Syndicat de communes, communauté de communes, communauté d’agglomération, communauté urbaine, métropole : la catégorie du groupement détermine ses compétences. Seuls les syndicats de communes ne sont pas des EPCI à fiscalité propre ; ce sont leurs statuts, approuvés par les conseils municipaux, qui définissent la nature et l’étendue des compétences qui leur sont transférées. Les EPCI à fiscalité propre ont des règles plus contraignantes, en vertu du principe de spécialité fonctionnelle.
Ne peuvent pas être transférées les attributions propres du maire, qu’il exerce soit au nom de l’État, soit au nom de la commune : état civil, officier de police judiciaire (OPJ), pouvoir de police administrative. Mis à part certains pouvoirs de police spéciale du maire, liés à la compétence de la commune et non à des attributions de l’État, qui sont transférés de manière automatique ou volontaire (article L. 5211-9-2 du CGCT). Impossible également de transférer les attributions déjà transférées à un autre EPCI. Deux exceptions : les cas de substitution permettant aux EPCI à fiscalité propre d’être investis des compétences transférées à des syndicats préexistants, sans dissolution préalable de ces derniers ou restitution de leurs compétences aux communes ; et les cas de représentation-substitution permettant aux EPCI à fiscalité propre de se substituer aux communes au sein des syndicats. En tout état de cause, la commune conserve la clause de compétence générale (L. 2121-29 du CGCT) sur son territoire et l’EPCI ne peut agir en dehors des compétences qui lui ont été attribuées. Toutefois, la clause de compétence générale n’est pas sans limite. Sa mise en œuvre doit être justifiée par un intérêt public communal, qui ne relève pas d’une compétence expressément attribuée à une autre collectivité ou à l’État.
La commune est dessaisie des compétences qu’elle a transférées
L’EPCI n’est compétent que pour intervenir à l’intérieur de son périmètre, c’est-à-dire au seul bénéfice de ses communes membres. Par exception, la jurisprudence tolère qu’un groupement intervienne en dehors de son périmètre pour exercer l’une de ses compétences. Notamment, en matière d’eau potable. Le groupement doit alors être dans l’impossibilité de mener à bien sa mission sur le territoire d’une commune membre et répondre exclusivement à un besoin d’ordre intercommunal. Par ailleurs, un EPCI peut déroger au principe de spécialité lorsqu’il réalise des prestations de service par voie de convention au profit de communes non membres. Il est alors assujetti aux règles de la commande publique (publicité et mise en concurrence).

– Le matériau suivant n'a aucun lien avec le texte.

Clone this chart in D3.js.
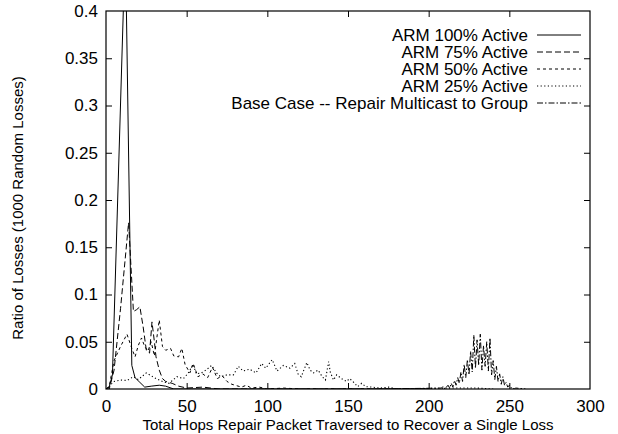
<!DOCTYPE html>
<html>
<head>
<meta charset="utf-8">
<script src="https://cdn.jsdelivr.net/npm/d3@7"></script>
<style>
  html, body { margin: 0; padding: 0; background: #fff; }
  svg { display: block; }
  text { font-family: "Liberation Sans", Arial, Helvetica, sans-serif; fill: #000; }
</style>
</head>
<body>
<svg id="chart" width="618" height="434"></svg>
<script>
// ---- Data ----
const seriesNames = [
  "ARM 100% Active",
  "ARM 75% Active",
  "ARM 50% Active",
  "ARM 25% Active",
  "Base Case -- Repair Multicast to Group"
];

const arm100Hops = [0, 2, 4, 12, 16, 18, 21, 24, 28, 33, 37, 42, 60, 200];
const arm100Vals = [0, 0.002, 0.015, 0.473, 0.025, 0.012, 0.007, 0.002, 0.003, 0.004, 0.003, 0, 0, 0];

const arm75Hops = [0, 2, 5, 9, 14, 17, 19, 21, 23, 25, 27, 28.5, 30, 31, 33, 35, 37, 41, 45, 50, 60, 70, 200];
const arm75Vals = [0, 0, 0.02, 0.085, 0.176, 0.082, 0.084, 0.087, 0.066, 0.041, 0.038, 0.071, 0.05, 0.034, 0.02, 0.011, 0.008, 0.006, 0.003, 0.001, 0.002, 0, 0];

const arm50Hops = [0, 2, 5, 9, 13, 16, 18, 20, 22, 24, 26, 28, 30, 33, 35, 37, 40, 42, 45, 47, 49, 52, 54, 57, 60, 63, 66, 69, 72, 75, 78, 80, 84, 87, 90, 95, 100, 110, 120, 200];
const arm50Vals = [0, 0.003, 0.03, 0.045, 0.058, 0.043, 0.034, 0.046, 0.054, 0.045, 0.04, 0.05, 0.035, 0.073, 0.045, 0.041, 0.043, 0.035, 0.034, 0.043, 0.026, 0.017, 0.027, 0.013, 0.016, 0.012, 0.023, 0.011, 0.014, 0.008, 0.005, 0.004, 0.002, 0.004, 0.001, 0.002, 0, 0.001, 0, 0];

const arm25Hops = [0, 2, 5, 9, 13, 17, 20, 25, 28, 31, 35, 39, 44, 48, 51, 54, 56, 59, 62, 65.5, 68.5, 71, 75, 79, 82, 85, 89, 93, 96.5, 99, 103, 106, 110, 114, 117, 119, 121, 124.5, 126.5, 128.5, 131.5, 134, 136, 138, 139, 141, 143, 146, 149, 151, 153, 156, 158.5, 161, 165, 170, 175, 180, 215, 230, 240];
const arm25Vals = [0, 0.003, 0.008, 0.0095, 0.009, 0.013, 0.01, 0.017, 0.014, 0.011, 0.008, 0.006, 0.013, 0.011, 0.017, 0.026, 0.016, 0.017, 0.02, 0.025, 0.017, 0.013, 0.015, 0.015, 0.024, 0.019, 0.021, 0.017, 0.027, 0.022, 0.031, 0.019, 0.025, 0.022, 0.027, 0.016, 0.013, 0.028, 0.02, 0.017, 0.02, 0.013, 0.0095, 0.029, 0.018, 0.0095, 0.015, 0.011, 0.008, 0.011, 0.008, 0.0025, 0.006, 0.0025, 0.002, 0.001, 0.002, 0, 0.001, 0.001, 0];

const baseHops = [170, 208, 209, 210, 211, 212, 213, 214, 215, 216, 217, 218, 219, 220, 221, 222, 223, 224, 225, 226, 227, 228, 229, 230, 231, 232, 233, 234, 235, 236, 237, 238, 239, 240, 241, 242, 243, 244, 245, 246, 247, 248, 249, 250, 251, 252, 253, 254, 260];
const baseVals = [0, 0.001, 0.003, 0, 0.002, 0.004, 0.001, 0.006, 0.002, 0.009, 0.004, 0.012, 0.006, 0.018, 0.008, 0.026, 0.012, 0.031, 0.015, 0.04, 0.018, 0.057, 0.022, 0.052, 0.025, 0.058, 0.02, 0.046, 0.024, 0.05, 0.019, 0.054, 0.015, 0.03, 0.01, 0.024, 0.008, 0.016, 0.005, 0.013, 0.004, 0.007, 0.002, 0.004, 0.001, 0.002, 0, 0.001, 0];

const xTicks = [0, 50, 100, 150, 200, 250, 300];
const yTicks = [0, 0.05, 0.1, 0.15, 0.2, 0.25, 0.3, 0.35, 0.4];
const yTickLabels = ["0", "0.05", "0.1", "0.15", "0.2", "0.25", "0.3", "0.35", "0.4"];
const xTitle = "Total Hops Repair Packet Traversed to Recover a Single Loss";
const yTitle = "Ratio of Losses (1000 Random Losses)";

// ---- Layout ----
const L = 106, R = 590, T = 11, B = 389;
const svg = d3.select("#chart");
const x = d3.scaleLinear().domain([0, 300]).range([L, R]);
const y = d3.scaleLinear().domain([0, 0.4]).range([B, T]);

const dashes = ["none", "6,3", "3,3", "1.2,2.4", "6,2,1.5,2"];
const widths = [1, 1, 1, 1.1, 1];

svg.append("defs").append("clipPath").attr("id", "clip")
  .append("rect").attr("x", L).attr("y", T).attr("width", R - L).attr("height", B - T);

const series = [
  [arm100Hops, arm100Vals],
  [arm75Hops, arm75Vals],
  [arm50Hops, arm50Vals],
  [arm25Hops, arm25Vals],
  [baseHops, baseVals]
];

const line = d3.line().x(d => x(d[0])).y(d => y(d[1]));
const g = svg.append("g").attr("clip-path", "url(#clip)");
series.forEach((s, i) => {
  const pts = s[0].map((h, j) => [h, s[1][j]]);
  g.append("path").datum(pts)
    .attr("d", line)
    .attr("fill", "none")
    .attr("stroke", "#000")
    .attr("stroke-width", widths[i])
    .attr("stroke-dasharray", dashes[i]);
});

// ---- Axes ----
const fs = 17;
const fsTitle = 15;
const xb = svg.append("g").attr("transform", `translate(0,${B})`)
  .call(d3.axisBottom(x).tickValues(xTicks).tickSize(-6).tickPadding(11).tickFormat(d3.format("d")));
const xt = svg.append("g").attr("transform", `translate(0,${T})`)
  .call(d3.axisTop(x).tickValues(xTicks.slice(1, -1)).tickSize(-6).tickFormat(""));
const yl = svg.append("g").attr("transform", `translate(${L},0)`)
  .call(d3.axisLeft(y).tickValues(yTicks).tickSize(-6).tickPadding(8).tickFormat((d, i) => yTickLabels[i]));
const yr = svg.append("g").attr("transform", `translate(${R},0)`)
  .call(d3.axisRight(y).tickValues(yTicks.slice(1, -1)).tickSize(-6).tickFormat(""));

[xb, xt, yl, yr].forEach(a => {
  a.select(".domain").remove();
  a.selectAll(".tick line").attr("stroke", "#000").attr("stroke-width", 1);
  a.selectAll("text").attr("font-size", fs).attr("font-family", "Liberation Sans, Arial, sans-serif").attr("fill", "#000");
});
xb.selectAll(".tick").filter(d => d === 0 || d === 300).select("line").remove();
yl.selectAll(".tick").filter(d => d === 0 || d === 0.4).select("line").remove();

svg.append("rect").attr("x", L).attr("y", T).attr("width", R - L).attr("height", B - T)
  .attr("fill", "none").attr("stroke", "#000").attr("stroke-width", 1.2);

// ---- Titles ----
svg.append("text").attr("x", 348).attr("y", 430).attr("text-anchor", "middle")
  .attr("font-size", fsTitle).text(xTitle);
svg.append("text").attr("transform", "translate(23,208) rotate(-90)").attr("text-anchor", "middle")
  .attr("font-size", fsTitle).text(yTitle);

// ---- Legend ----
const lg = svg.append("g");
seriesNames.forEach((name, i) => {
  const yy = 35 + 17 * i;
  lg.append("text").attr("x", 528).attr("y", yy).attr("dy", "0.35em")
    .attr("text-anchor", "end").attr("font-size", fs).text(name);
  lg.append("line").attr("x1", 537).attr("x2", 581).attr("y1", yy).attr("y2", yy)
    .attr("stroke", "#000").attr("stroke-width", widths[i]).attr("stroke-dasharray", dashes[i]);
});
</script>
</body>
</html>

Avec le principe d’exclusivité, les EPCI sont les seuls à pouvoir agir dans les domaines se rattachant aux compétences qui leur ont été transférées. Il ne leur est toutefois pas interdit de transférer certaines compétences à un syndicat mixte. La commune est immédiatement et totalement dessaisie des compétences transférées, et ne peut plus exercer elle-même la compétence. Elle ne peut pas non plus la transférer un autre EPCI, sauf à se retirer préalablement de celui dont elle est membre. Les fonctionnaires territoriaux chargés de la mise en œuvre de la compétence sont transférés et relèvent de l’EPCI dans les conditions de statut d’emploi qui sont les leurs. En cas de transfert partiel de compétence, la commune peut conserver les services concernés.